Most residential towers have heavier walls. Very little is known about the oldest building phase, of which the walls - made of marlstone blocks - were found in the cellar. After the destruction of this building phase the residential tower was rebuilt. This second residential tower has been preserved remarkably intact until our present time.
This tower consisted of a rectangular, tenable building made of brick, with four floors (including the cellar and the attic with roof construction), the uppermost of which was provided with an allure and crenelles (illustration 12). Originally all the rooms had wooden floors, later those of the cellar and ground floor were replaced by vaults.

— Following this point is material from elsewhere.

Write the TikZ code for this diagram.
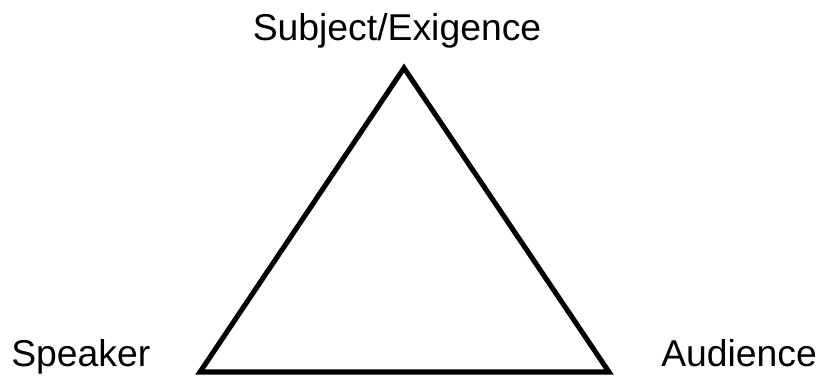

The first floor is probably the most representative part. This room is directly connected with outside by the wall stairs, so that the ground floor (which could be locked off by a door) need not be used for that purpose. In view of the very small windows it is not likely that the tower was used for permanent residence. Unlike common practice, the latrine is not on the residential level but on the level of the allure.
No traces have been found of any original 14th- or 15th-century extensions. The indications referred to above suggest that the tower was probably not primarily intended for residential purposes, but is rather to be regarded as a status symbol and last resort. We may also take into account that the tower was used as (harvest) storage.